Paraguay’s Abdo Bénitez is one of several South American heads of state in Colombia ahead of the Lima Group’s summit on Monday in Bogotá. “We come to ratify our commitment of solidarity with the Venezuelan people, and those who will be remembered by history for their resistance to tyranny,” said Bénitez.
With an estimated 300,000 attending a concert that was organized in six days and counts with a slate of Latin American musicians, Venezuela Aid Live organizer Richard Branson, appeared on the stage and sent this message to an assembled crowd of Venezuelans and Colombians: “If we can take people to space, why is it so difficult to get our brothers out of poverty?” remarked the founder of Virgin Group. “This concert is about much needed humanitarian aid. It’s about making a difference in the lives of millions who have been suffering for too long,” added Branson.
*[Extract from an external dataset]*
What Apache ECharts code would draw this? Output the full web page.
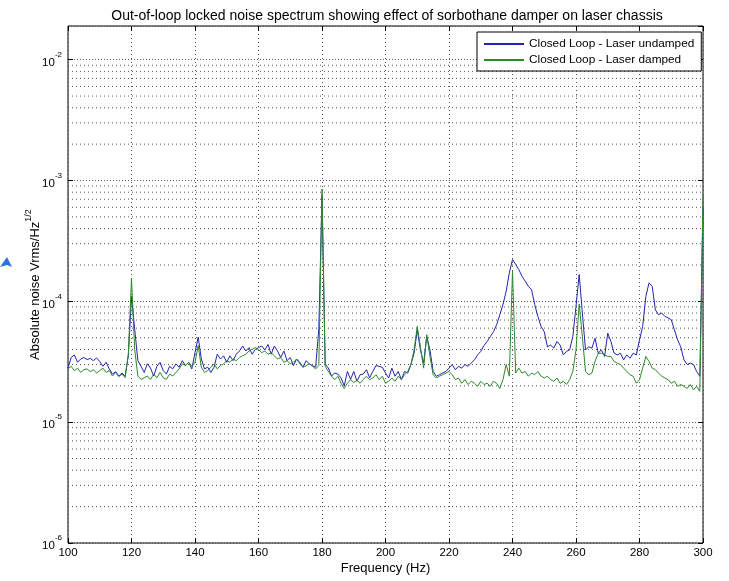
<!DOCTYPE html>
<html>
<head>
<meta charset="utf-8">
<script src="https://cdn.jsdelivr.net/npm/echarts@6/dist/echarts.min.js"></script>
<style>
html,body{margin:0;padding:0;background:#fff;}
#chart{width:729px;height:581px;}
</style>
</head>
<body>
<div id="chart"></div>
<script>
// Frequency bins (Hz)
const freqHz = [
 100,101,102,103,104,105,106,107,108,109,110,111,112,113,114,115,116,117,118,119,
 120,121,122,123,124,125,126,127,128,129,130,131,132,133,134,135,136,137,138,139,
 140,141,142,143,144,145,146,147,148,149,150,151,152,153,154,155,156,157,158,159,
 160,161,162,163,164,165,166,167,168,169,170,171,172,173,174,175,176,177,178,179,
 180,181,182,183,184,185,186,187,188,189,190,191,192,193,194,195,196,197,198,199,
 200,201,202,203,204,205,206,207,208,209,210,211,212,213,214,215,216,217,218,219,
 220,221,222,223,224,225,226,227,228,229,230,231,232,233,234,235,236,237,238,239,
 240,241,242,243,244,245,246,247,248,249,250,251,252,253,254,255,256,257,258,259,
 260,261,262,263,264,265,266,267,268,269,270,271,272,273,274,275,276,277,278,279,
 280,281,282,283,284,285,286,287,288,289,290,291,292,293,294,295,296,297,298,299,
 300
];

// Closed Loop - Laser undamped (Vrms/Hz^1/2)
const undamped = [
 2.8e-5,3.43e-5,3.6e-5,3.13e-5,3.33e-5,3.43e-5,3.3e-5,3.37e-5,3.23e-5,3.4e-5,
 3.17e-5,2.9e-5,3.13e-5,2.76e-5,2.5e-5,2.62e-5,2.41e-5,2.55e-5,2.41e-5,3.54e-5,
 1.1e-4,5.9e-5,3.23e-5,2.9e-5,2.58e-5,3.04e-5,2.8e-5,2.41e-5,2.9e-5,3.13e-5,
 2.67e-5,2.5e-5,2.9e-5,2.76e-5,3.04e-5,2.85e-5,3.23e-5,2.94e-5,3.13e-5,2.76e-5,
 3.76e-5,5.05e-5,3.33e-5,2.76e-5,2.85e-5,2.58e-5,2.85e-5,3.65e-5,3.33e-5,3.54e-5,
 3.13e-5,3.54e-5,3.23e-5,3.65e-5,3.88e-5,4.27e-5,3.88e-5,4.14e-5,3.65e-5,4.0e-5,
 4.14e-5,4.27e-5,3.95e-5,4.4e-5,3.65e-5,4.27e-5,3.88e-5,3.43e-5,3.88e-5,3.23e-5,
 3.43e-5,2.94e-5,3.33e-5,3.13e-5,2.85e-5,3.23e-5,3.04e-5,2.94e-5,2.85e-5,5.9e-5,
 7.5e-4,3.04e-5,2.8e-5,2.41e-5,2.55e-5,2.5e-5,2.32e-5,2.0e-5,2.63e-5,2.26e-5,
 2.63e-5,2.18e-5,2.47e-5,2.5e-5,2.72e-5,2.33e-5,2.63e-5,2.94e-5,2.9e-5,2.85e-5,
 2.55e-5,2.32e-5,2.8e-5,2.4e-5,2.63e-5,2.25e-5,2.63e-5,2.55e-5,3.0e-5,3.72e-5,
 5.8e-5,3.97e-5,3.08e-5,5.1e-5,3.97e-5,2.63e-5,2.4e-5,2.47e-5,2.55e-5,2.63e-5,
 2.8e-5,3.0e-5,2.72e-5,2.9e-5,2.8e-5,3.0e-5,2.9e-5,3.08e-5,3.28e-5,3.6e-5,
 3.85e-5,4.3e-5,4.65e-5,5.1e-5,5.6e-5,6.4e-5,7.75e-5,9.4e-5,1.21e-4,1.72e-4,
 2.22e-4,2.02e-4,1.83e-4,1.61e-4,1.47e-4,1.33e-4,1.25e-4,9.4e-5,7.5e-5,6.2e-5,
 5.6e-5,4.2e-5,4.35e-5,4.1e-5,4.65e-5,4.35e-5,3.6e-5,3.85e-5,3.97e-5,5.1e-5,
 9.1e-5,1.67e-4,8.0e-5,3.97e-5,4.2e-5,4.1e-5,4.95e-5,3.72e-5,3.97e-5,3.5e-5,
 5.45e-5,4.65e-5,3.72e-5,3.6e-5,3.72e-5,3.28e-5,3.6e-5,3.38e-5,3.72e-5,3.6e-5,
 4.8e-5,6.2e-5,1.1e-4,1.42e-4,1.33e-4,8.5e-5,7.75e-5,8.0e-5,7.5e-5,7.3e-5,
 7.05e-5,5.8e-5,4.8e-5,4.2e-5,3.28e-5,3.0e-5,3.08e-5,3.0e-5,2.63e-5,2.4e-5,
 6.0e-4
];

// Closed Loop - Laser damped (Vrms/Hz^1/2)
const damped = [
 2.76e-5,2.9e-5,2.67e-5,2.8e-5,2.58e-5,2.72e-5,2.76e-5,2.62e-5,2.72e-5,2.55e-5,
 2.67e-5,2.8e-5,2.58e-5,2.67e-5,2.41e-5,2.58e-5,2.38e-5,2.5e-5,2.33e-5,3.65e-5,
 1.55e-4,4.0e-5,2.41e-5,2.26e-5,2.33e-5,2.41e-5,2.26e-5,2.5e-5,2.33e-5,2.58e-5,
 2.33e-5,2.26e-5,2.5e-5,2.41e-5,2.58e-5,2.76e-5,3.04e-5,2.94e-5,3.13e-5,2.9e-5,
 3.13e-5,4.3e-5,2.85e-5,2.58e-5,2.67e-5,2.85e-5,3.04e-5,2.76e-5,2.94e-5,3.04e-5,
 3.23e-5,3.13e-5,3.33e-5,3.23e-5,3.43e-5,3.54e-5,3.65e-5,3.88e-5,4.0e-5,4.14e-5,
 4.0e-5,3.76e-5,3.88e-5,3.65e-5,3.76e-5,3.54e-5,3.33e-5,3.43e-5,3.13e-5,3.23e-5,
 3.04e-5,3.13e-5,3.33e-5,3.04e-5,2.85e-5,2.94e-5,3.04e-5,2.9e-5,2.76e-5,2.94e-5,
 8.5e-4,2.9e-5,2.63e-5,2.4e-5,2.25e-5,2.4e-5,2.1e-5,1.9e-5,2.1e-5,2.25e-5,
 2.13e-5,2.22e-5,2.1e-5,2.25e-5,2.4e-5,2.25e-5,2.32e-5,2.47e-5,2.25e-5,2.4e-5,
 2.1e-5,2.18e-5,2.32e-5,2.18e-5,2.4e-5,2.25e-5,2.47e-5,2.63e-5,3.0e-5,3.97e-5,
 6.2e-5,4.2e-5,2.8e-5,5.3e-5,3.5e-5,2.47e-5,2.32e-5,2.4e-5,2.47e-5,2.55e-5,
 2.63e-5,2.47e-5,2.25e-5,2.32e-5,2.1e-5,2.25e-5,2.05e-5,2.18e-5,2.1e-5,1.98e-5,
 2.18e-5,2.05e-5,2.1e-5,1.98e-5,2.18e-5,2.1e-5,1.9e-5,2.25e-5,3.0e-5,2.4e-5,
 1.8e-4,2.55e-5,2.8e-5,2.55e-5,2.63e-5,2.4e-5,2.55e-5,2.47e-5,2.63e-5,2.4e-5,
 2.32e-5,2.4e-5,2.25e-5,2.18e-5,2.32e-5,2.1e-5,2.18e-5,2.05e-5,2.25e-5,2.63e-5,
 3.97e-5,9.5e-5,5.1e-5,2.63e-5,2.47e-5,2.55e-5,3.2e-5,3.7e-5,3.72e-5,3.6e-5,
 3.5e-5,3.5e-5,3.18e-5,3.08e-5,3.0e-5,2.8e-5,2.63e-5,2.47e-5,2.4e-5,2.1e-5,
 2.25e-5,2.8e-5,3.5e-5,3.18e-5,2.8e-5,2.72e-5,2.55e-5,2.4e-5,2.32e-5,2.25e-5,
 2.1e-5,2.18e-5,1.98e-5,2.05e-5,1.98e-5,1.9e-5,2.05e-5,1.85e-5,1.98e-5,1.8e-5,
 7.5e-4
];

const seriesNames = ['Closed Loop - Laser undamped', 'Closed Loop - Laser damped'];
const xTicks = {min: 100, max: 300, step: 20};
const yRange = {min: 1e-6, max: 0.019};
const minorMultipliers = [2,3,4,5,6,7,8,9];
const minorDecades = [1e-6, 1e-5, 1e-4, 1e-3];

const FONT = '"Liberation Sans", Arial, sans-serif';
const gridColor = '#555';

const pairs = (ys) => freqHz.map((f, i) => [f, ys[i]]);

// minor (2..9 x 10^n) dotted grid lines, drawn as flat two-point series on the log axis
const minorGridSeries = [];
minorDecades.forEach(d => minorMultipliers.forEach(m => {
  const v = d * m;
  if (v < yRange.max) {
    minorGridSeries.push({
      type: 'line', silent: true, showSymbol: false, symbol: 'none',
      data: [[xTicks.min, v], [xTicks.max, v]],
      lineStyle: {color: gridColor, type: [1, 3], width: 1},
      z: 1, tooltip: {show: false}
    });
  }
}));

function isDecade(v) {
  const l = Math.log10(v);
  return Math.abs(l - Math.round(l)) < 1e-6;
}

const chart = echarts.init(document.getElementById('chart'), null, {renderer: 'canvas'});
chart.setOption({
  animation: false,
  backgroundColor: '#fff',
  textStyle: {fontFamily: FONT},
  title: {
    text: 'Out-of-loop locked noise spectrum showing effect of sorbothane damper on laser chassis',
    left: 382, top: 4, textAlign: 'center',
    textStyle: {fontFamily: FONT, fontSize: 14, fontWeight: 'normal', color: '#000'}
  },
  grid: {left: 68, right: 26, top: 26, bottom: 38, show: true, borderColor: '#000', borderWidth: 1, backgroundColor: '#fff'},
  legend: {
    orient: 'vertical',
    left: 477, top: 32,
    padding: [5, 7, 4, 6],
    itemWidth: 40, itemHeight: 14, itemGap: 2,
    backgroundColor: '#fff', borderColor: '#000', borderWidth: 1,
    itemStyle: {opacity: 0},
    textStyle: {fontFamily: FONT, fontSize: 11.8, color: '#000', lineHeight: 14},
    data: seriesNames
  },
  xAxis: [{
    type: 'value', min: xTicks.min, max: xTicks.max, interval: xTicks.step,
    name: 'Frequency (Hz)', nameLocation: 'middle', nameGap: 19, nameMoveOverlap: false,
    nameTextStyle: {fontFamily: FONT, fontSize: 13, color: '#000'},
    axisLine: {show: false},
    axisTick: {show: true, inside: true, length: 5, lineStyle: {color: '#000'}},
    axisLabel: {color: '#000', fontSize: 11.5, fontFamily: FONT, margin: 4},
    splitLine: {show: true, lineStyle: {color: gridColor, type: [1, 3], width: 1}}
  }, {
    type: 'value', min: xTicks.min, max: xTicks.max, interval: xTicks.step, position: 'top',
    axisLine: {show: false},
    axisTick: {show: true, inside: true, length: 5, lineStyle: {color: '#000'}},
    axisLabel: {show: false}, splitLine: {show: false}
  }],
  yAxis: [{
    type: 'log', logBase: 10, min: yRange.min, max: yRange.max,
    name: '{a|Absolute noise Vrms/Hz}{s|1/2}',
    nameLocation: 'middle', nameGap: 26, nameMoveOverlap: false,
    nameTextStyle: {
      fontFamily: FONT, color: '#000',
      rich: {
        a: {fontFamily: FONT, fontSize: 13, color: '#000', padding: [5, 0, 0, 0], verticalAlign: 'bottom'},
        s: {fontFamily: FONT, fontSize: 9, color: '#000', verticalAlign: 'top'}
      }
    },
    axisLine: {show: false},
    axisTick: {show: true, inside: true, length: 5, lineStyle: {color: '#000'}},
    axisLabel: {
      showMinLabel: true, showMaxLabel: false, margin: 6,
      formatter: v => isDecade(v) ? '{b|10}{s|' + Math.round(Math.log10(v)) + '}' : '',
      rich: {
        b: {fontFamily: FONT, fontSize: 11.5, color: '#000', padding: [6, 0, 0, 0], verticalAlign: 'bottom'},
        s: {fontFamily: FONT, fontSize: 8, color: '#000', verticalAlign: 'top'}
      }
    },
    splitLine: {show: true, lineStyle: {color: gridColor, type: [1, 2], width: 1}}
  }, {
    type: 'log', logBase: 10, min: yRange.min, max: yRange.max, position: 'right',
    axisLine: {show: false},
    axisTick: {show: true, inside: true, length: 5, lineStyle: {color: '#000'}},
    axisLabel: {show: false}, splitLine: {show: false}
  }],
  series: minorGridSeries.concat([{
    name: seriesNames[0], type: 'line', data: pairs(undamped),
    xAxisIndex: 0, yAxisIndex: 0,
    showSymbol: false, symbol: 'none',
    lineStyle: {color: '#2323b0', width: 1}, itemStyle: {color: '#2323b0'},
    z: 2
  }, {
    name: seriesNames[1], type: 'line', data: pairs(damped),
    xAxisIndex: 0, yAxisIndex: 0,
    showSymbol: false, symbol: 'none',
    lineStyle: {color: '#2b8a2b', width: 1}, itemStyle: {color: '#2b8a2b'},
    z: 3
  }]),
  graphic: [{
    type: 'polygon',
    shape: {points: [[0, 267], [7, 257], [12, 267], [7, 265]]},
    style: {fill: '#2a72e0'}
  }]
});
</script>
</body>
</html>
The maverick entrepreneur was expected on Friday in the Mojave desert of California to witness the test flight of a Virgin Galactic rocket plane that soared to the edge of space, but instead spent the day in Cúcuta. The relief effort of humanitarian aid starts Saturday, February 23, when trucks filled with 700 tonnes of food and medicines head to a border that has been heavily barricaded by the Venezuelan army.
“Every day that goes by, the misery only gets worse, inflation is out of control, infrastructure has collapsed, the richest country in Latin America is now the poorest, this is unacceptable,” said Branson from a stage that backs the Tienditas bridge, and main overland crossing that has never been opened.
As millions tune-in to watch the musicians on stage and an audience decked with Venezuelan and Colombian flags, Duque welcomed that “the eyes of the world are on Cúcutá […] and start of an irreversible process of restoring democracy to Venezuela.”
“This is a historic weekend for Latin America because we are all united for the freedom of Venezuela,” stated Duque before the arrival of Chile’s President Sebastián Piñera in a military transport plane filled with donations from the Chilean people.
As the bands play on, Venezuela’s interim president Juan Guaidó is heading to the Tienditas bridge with a convoy of supporters to give the order with his presidential mandate of all entry of U.S aid, Saturday. The move by a leader who has the backing of the Lima Group of nations, U.S, Canada, United Kingdom, European Union, among others is seen by Russia as a “provocation” intended to topple Nicolas Maduro.
During a press conference from the Kremlin, Russian Foreign Ministry spokeswoman Maria Zakharova told reporters that Saturday is a critical date for the Maduro government and the U.S-aid convoy could end in violence.